Но, наверно, было простым совпадением, что в некоторых таких случаях, когда вердикт выносился в отсутствии судьи, документы об этом исчезали, так что никак не удавалось официально установить факт, что осужденный имеет право потребовать нового процесса.
Имеются определенные доказательства, что так проходило и дело Вэнса Харди, когда вердикт был вынесен в отсутствии судьи.

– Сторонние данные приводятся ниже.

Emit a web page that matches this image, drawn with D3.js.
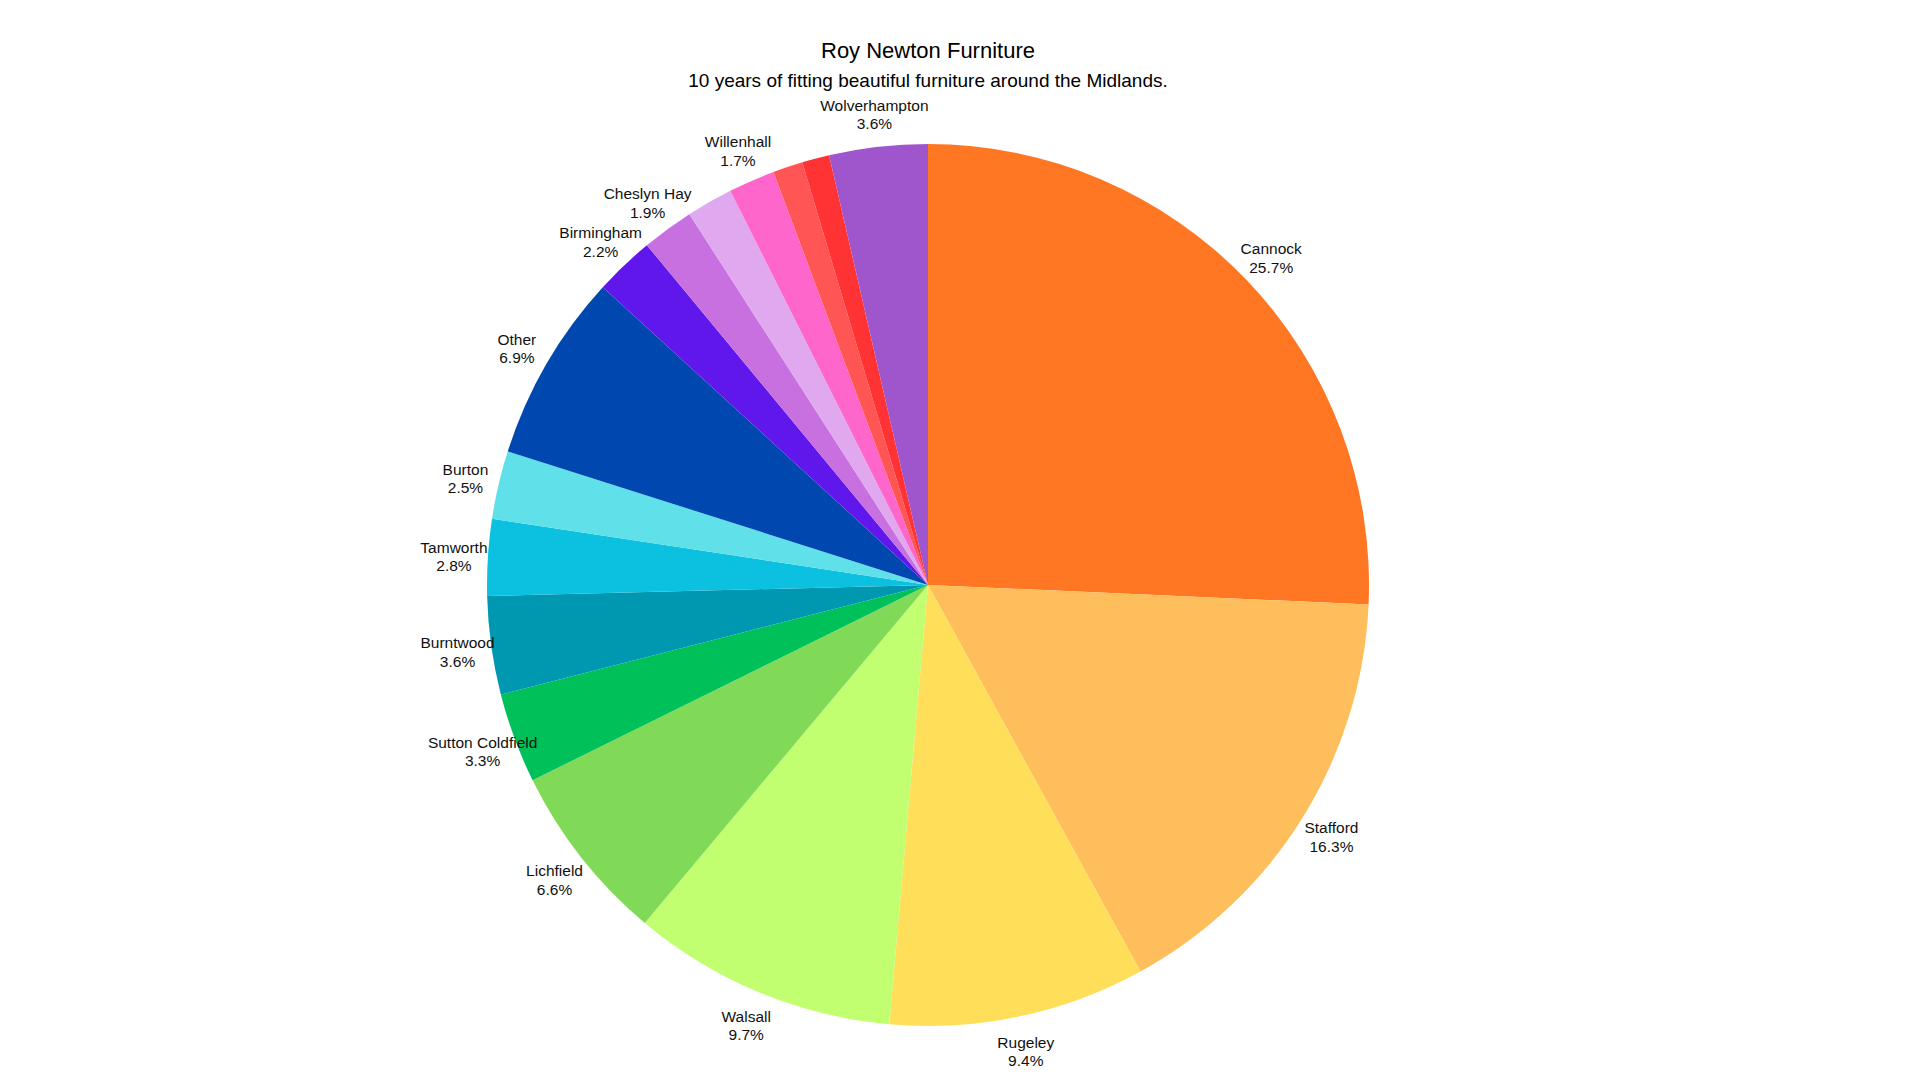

Вызвать к жизни воспоминания о том, что случилось двадцать шесть лет назад — дело довольно трудное. Некоторые члены жюри присяжных, осудившего Вэнса Харди, пребывали в уверенности, что судья был на своем месте, выслушивая вердикт. Другие были столь же уверены, что вердикт выносился в отсутствии судьи. Во всяком случае, кто-то постарался вырвать эти страницы из стенографического блокнота, так что теперь уже было невозможно установить, что говорят официальные документы по этому поводу.